- Since the beginning of the year, the stock market has surprised many investors with a significant recovery
- Yet, investors remain wary of a pullback in equities, fearing a fake rebound and a possible recession
- Stocks have generally done well during times of high unemployment
Indexes around the world have rebounded strongly since the start of the year:
- Nasdaq Composite: +8.58%
- FTSE MIB: +8.79%
- Euro Stoxx 50: +9.29%
- S&P 500: +4.7%
- Nikkei 225: +4.62%
- Shanghai Composite: +5.68%
Also, from a technical standpoint, it is for the first time since the bear market’s start we had a close above the descending trendline that until now has blocked any attempt at recovery.
S&P 500 Daily Chart
Despite all the positive indicators, many investors remain skeptical and fearful because the unexpected collapse burned them in 2022. Naturally, they do not trust the current rally because they fear it is a fake rebound.
However, as I always say, if you invest long-term, it shouldn’t worry you if it goes back down. That’s how markets behave.
I believe that those who cannot understand what they are buying simply should not buy. For them, Eni (BIT:ENI) may be a better choice for now.

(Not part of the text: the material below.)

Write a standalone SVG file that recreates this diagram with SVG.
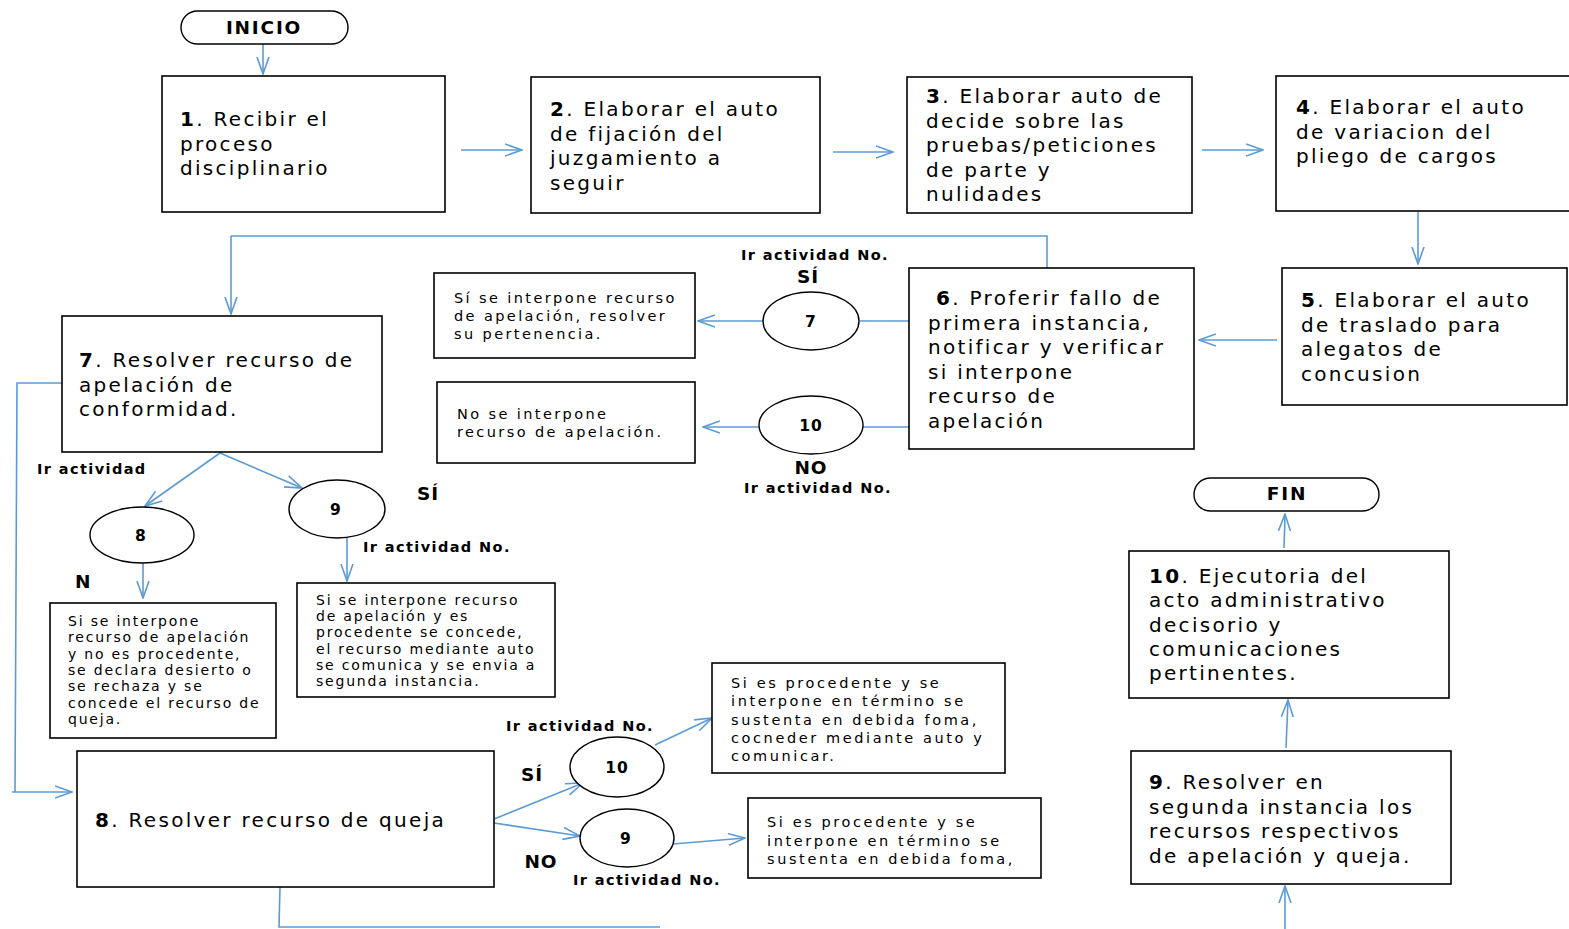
<svg xmlns="http://www.w3.org/2000/svg" width="1569" height="929" viewBox="0 0 1569 929">
<defs>
<style>
.box{fill:#fff;stroke:#000;stroke-width:1.6}
.pill{fill:#fff;stroke:#000;stroke-width:1.4}
.ell{fill:#fff;stroke:#000;stroke-width:1.4}
.c{fill:none;stroke:#5b9bd5;stroke-width:1.6}
.ca{fill:none;stroke:#5b9bd5;stroke-width:1.6;marker-end:url(#arr)}
.t{font-family:"DejaVu Sans","Liberation Sans",sans-serif;font-size:20px;fill:#000;letter-spacing:2.3px}
.s{font-family:"DejaVu Sans","Liberation Sans",sans-serif;font-size:14.5px;fill:#000;letter-spacing:2.4px}
.s2{font-family:"DejaVu Sans","Liberation Sans",sans-serif;font-size:14px;fill:#000;letter-spacing:1.8px}
.b{font-family:"DejaVu Sans","Liberation Sans",sans-serif;font-size:14.5px;font-weight:bold;fill:#000;letter-spacing:1.4px}
.bn{font-family:"DejaVu Sans","Liberation Sans",sans-serif;font-size:15.5px;font-weight:bold;fill:#000;letter-spacing:1px}
.bm{font-family:"DejaVu Sans","Liberation Sans",sans-serif;font-size:18.5px;font-weight:bold;fill:#000;letter-spacing:1px}
.n{font-weight:bold}
</style>
<marker id="arr" viewBox="0 0 18 14" refX="17" refY="7" markerWidth="18" markerHeight="14" markerUnits="userSpaceOnUse" orient="auto">
<path d="M0,1 L17,7 L0,13" fill="none" stroke="#5b9bd5" stroke-width="1.6"/>
</marker>
</defs>
<rect width="1569" height="929" fill="#fff"/>

<g id="connectors">
<line class="ca" x1="263" y1="44" x2="263" y2="74"/>
<line class="ca" x1="461" y1="150" x2="522" y2="150"/>
<line class="ca" x1="833" y1="152" x2="893" y2="152"/>
<line class="ca" x1="1202" y1="150" x2="1263" y2="150"/>
<line class="ca" x1="1418" y1="212" x2="1418" y2="264"/>
<line class="ca" x1="1277" y1="340" x2="1199" y2="340"/>
<polyline class="c" points="1047,268 1047,236 231,236"/>
<line class="ca" x1="231" y1="236" x2="231" y2="314"/>
<polyline class="c" points="62,383 17,383 15,792"/>
<line class="ca" x1="12" y1="792" x2="72" y2="792"/>
<line class="ca" x1="220" y1="453" x2="145" y2="506"/>
<line class="ca" x1="220" y1="453" x2="302" y2="488"/>
<line class="ca" x1="143" y1="563" x2="143" y2="598"/>
<line class="ca" x1="347" y1="538" x2="347" y2="581"/>
<line class="c" x1="860" y1="321" x2="909" y2="321"/>
<line class="ca" x1="763" y1="321" x2="698" y2="321"/>
<line class="c" x1="863" y1="427" x2="909" y2="427"/>
<line class="ca" x1="759" y1="427" x2="703" y2="427"/>
<line class="ca" x1="494" y1="819" x2="583" y2="783"/>
<line class="ca" x1="494" y1="823" x2="580" y2="836"/>
<line class="ca" x1="655" y1="745" x2="712" y2="718"/>
<line class="ca" x1="673" y1="844" x2="745" y2="838"/>
<line class="ca" x1="1284" y1="548" x2="1285" y2="514"/>
<line class="ca" x1="1286" y1="748" x2="1288" y2="700"/>
<line class="ca" x1="1285" y1="929" x2="1285" y2="886"/>
<polyline class="c" points="280,887 279,927 660,927"/>
</g>

<g id="inicio">
<rect class="pill" x="181" y="11" width="167" height="33" rx="16.5"/>
<text class="bm" x="264" y="34" text-anchor="middle" style="letter-spacing:1.8px">INICIO</text>
</g>

<g id="n1">
<rect class="box" x="162" y="76" width="283" height="136"/>
<text class="t" x="180" y="126"><tspan class="n">1</tspan>. Recibir el<tspan x="180" dy="24.5">proceso</tspan><tspan x="180" dy="24.5">disciplinario</tspan></text>
</g>

<g id="n2">
<rect class="box" x="531" y="77" width="289" height="136"/>
<text class="t" x="550" y="116"><tspan class="n">2</tspan>. Elaborar el auto<tspan x="550" dy="24.5">de fijación del</tspan><tspan x="550" dy="24.5">juzgamiento a</tspan><tspan x="550" dy="24.5">seguir</tspan></text>
</g>

<g id="n3">
<rect class="box" x="907" y="77" width="285" height="136"/>
<text class="t" x="926" y="103"><tspan class="n">3</tspan>. Elaborar auto de<tspan x="926" dy="24.5">decide sobre las</tspan><tspan x="926" dy="24.5">pruebas/peticiones</tspan><tspan x="926" dy="24.5">de parte y</tspan><tspan x="926" dy="24.5">nulidades</tspan></text>
</g>

<g id="n4">
<rect class="box" x="1276" y="76" width="300" height="135"/>
<text class="t" x="1296" y="114"><tspan class="n">4</tspan>. Elaborar el auto<tspan x="1296" dy="24.5">de variacion del</tspan><tspan x="1296" dy="24.5">pliego de cargos</tspan></text>
</g>

<g id="n5">
<rect class="box" x="1282" y="268" width="285" height="137"/>
<text class="t" x="1301" y="307"><tspan class="n">5</tspan>. Elaborar el auto<tspan x="1301" dy="24.5">de traslado para</tspan><tspan x="1301" dy="24.5">alegatos de</tspan><tspan x="1301" dy="24.5">concusion</tspan></text>
</g>

<g id="n6">
<rect class="box" x="909" y="268" width="285" height="181"/>
<text class="t" x="936" y="305"><tspan class="n">6</tspan>. Proferir fallo de<tspan x="928" dy="24.5">primera instancia,</tspan><tspan x="928" dy="24.5">notificar y verificar</tspan><tspan x="928" dy="24.5">si interpone</tspan><tspan x="928" dy="24.5">recurso de</tspan><tspan x="928" dy="24.5">apelación</tspan></text>
</g>

<g id="c7a">
<ellipse class="ell" cx="811" cy="321" rx="48" ry="29"/>
<text class="bn" x="811" y="327" text-anchor="middle">7</text>
<text class="b" x="815" y="260" text-anchor="middle">Ir actividad No.</text>
<text class="bm" x="808" y="283" text-anchor="middle">SÍ</text>
</g>

<g id="c10a">
<ellipse class="ell" cx="811" cy="425" rx="52" ry="29"/>
<text class="bn" x="811" y="431" text-anchor="middle">10</text>
<text class="bm" x="811" y="474" text-anchor="middle">NO</text>
<text class="b" x="818" y="493" text-anchor="middle">Ir actividad No.</text>
</g>

<g id="r7a">
<rect class="box" x="434" y="273" width="261" height="85"/>
<text class="s" x="454" y="303">Sí se interpone recurso<tspan x="454" dy="18">de apelación, resolver</tspan><tspan x="454" dy="18">su pertenencia.</tspan></text>
</g>

<g id="r10a">
<rect class="box" x="437" y="382" width="258" height="81"/>
<text class="s" x="457" y="419">No se interpone<tspan x="457" dy="18">recurso de apelación.</tspan></text>
</g>

<g id="n7">
<rect class="box" x="62" y="316" width="320" height="136"/>
<text class="t" x="79" y="367"><tspan class="n">7</tspan>. Resolver recurso de<tspan x="79" dy="24.5">apelación de</tspan><tspan x="79" dy="24.5">conformidad.</tspan></text>
</g>

<g id="labels7">
<text class="b" x="37" y="474">Ir actividad</text>
<text class="bm" x="417" y="500">SÍ</text>
<text class="b" x="363" y="552">Ir actividad No.</text>
<text class="bm" x="75" y="588">N</text>
</g>

<g id="c8">
<ellipse class="ell" cx="142" cy="535" rx="52" ry="28"/>
<text class="bn" x="141" y="541" text-anchor="middle">8</text>
</g>

<g id="c9">
<ellipse class="ell" cx="337" cy="509" rx="48" ry="29"/>
<text class="bn" x="336" y="515" text-anchor="middle">9</text>
</g>

<g id="r8">
<rect class="box" x="50" y="603" width="226" height="135"/>
<text class="s2" x="68" y="626">Si se interpone<tspan x="68" dy="16.3">recurso de apelación</tspan><tspan x="68" dy="16.3">y no es procedente,</tspan><tspan x="68" dy="16.3">se declara desierto o</tspan><tspan x="68" dy="16.3">se rechaza y se</tspan><tspan x="68" dy="16.3">concede el recurso de</tspan><tspan x="68" dy="16.3">queja.</tspan></text>
</g>

<g id="r9">
<rect class="box" x="297" y="583" width="258" height="114"/>
<text class="s2" x="316" y="605">Si se interpone recurso<tspan x="316" dy="16.2">de apelación y es</tspan><tspan x="316" dy="16.2">procedente se concede,</tspan><tspan x="316" dy="16.2">el recurso mediante auto</tspan><tspan x="316" dy="16.2">se comunica y se envia a</tspan><tspan x="316" dy="16.2">segunda instancia.</tspan></text>
</g>

<g id="n8">
<rect class="box" x="77" y="751" width="417" height="136"/>
<text class="t" x="95" y="827"><tspan class="n">8</tspan>. Resolver recurso de queja</text>
</g>

<g id="c10b">
<ellipse class="ell" cx="617" cy="767" rx="47" ry="30"/>
<text class="bn" x="617" y="773" text-anchor="middle">10</text>
<text class="b" x="580" y="731" text-anchor="middle">Ir actividad No.</text>
<text class="bm" x="532" y="781" text-anchor="middle">SÍ</text>
</g>

<g id="c9b">
<ellipse class="ell" cx="627" cy="838" rx="47" ry="29"/>
<text class="bn" x="626" y="844" text-anchor="middle">9</text>
<text class="bm" x="541" y="868" text-anchor="middle">NO</text>
<text class="b" x="647" y="885" text-anchor="middle">Ir actividad No.</text>
</g>

<g id="r10b">
<rect class="box" x="712" y="663" width="293" height="110"/>
<text class="s" x="731" y="688" style="letter-spacing:2.6px">Si es procedente y se<tspan x="731" dy="18.3">interpone en término se</tspan><tspan x="731" dy="18.3">sustenta en debida foma,</tspan><tspan x="731" dy="18.3">cocneder mediante auto y</tspan><tspan x="731" dy="18.3">comunicar.</tspan></text>
</g>

<g id="r9b">
<rect class="box" x="748" y="798" width="293" height="80"/>
<text class="s" x="767" y="827" style="letter-spacing:2.6px">Si es procedente y se<tspan x="767" dy="18.5">interpone en término se</tspan><tspan x="767" dy="18.5">sustenta en debida foma,</tspan></text>
</g>

<g id="fin">
<rect class="pill" x="1194" y="478" width="185" height="33" rx="16.5"/>
<text class="bm" x="1287" y="500" text-anchor="middle" style="letter-spacing:1.8px">FIN</text>
</g>

<g id="n10">
<rect class="box" x="1129" y="551" width="320" height="147"/>
<text class="t" x="1149" y="583"><tspan class="n">10</tspan>. Ejecutoria del<tspan x="1149" dy="24.3">acto administrativo</tspan><tspan x="1149" dy="24.3">decisorio y</tspan><tspan x="1149" dy="24.3">comunicaciones</tspan><tspan x="1149" dy="24.3">pertinentes.</tspan></text>
</g>

<g id="n9">
<rect class="box" x="1131" y="751" width="320" height="133"/>
<text class="t" x="1149" y="789"><tspan class="n">9</tspan>. Resolver en<tspan x="1149" dy="24.5">segunda instancia los</tspan><tspan x="1149" dy="24.5">recursos respectivos</tspan><tspan x="1149" dy="24.5">de apelación y queja.</tspan></text>
</g>
</svg>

An interesting analysis of how stocks have fared in times of recession historically showed that stocks have risen during times of rising unemployment.
Stock Returns Vs. Unemployment Rate
So if someone tells you, “be careful investing in stocks, if a recession comes, the markets will fall,” they simply do not know what they are talking about.
We are surrounded by talk, incompetence, and people who profess to be experts on this or that.
The truth is no one knows anything about the future, and people try and sell certainty in an uncertain and fickle environment. Instead, learn to live with uncertainty and stay focused on what you can control. Sound financial planning is the first step when approaching markets.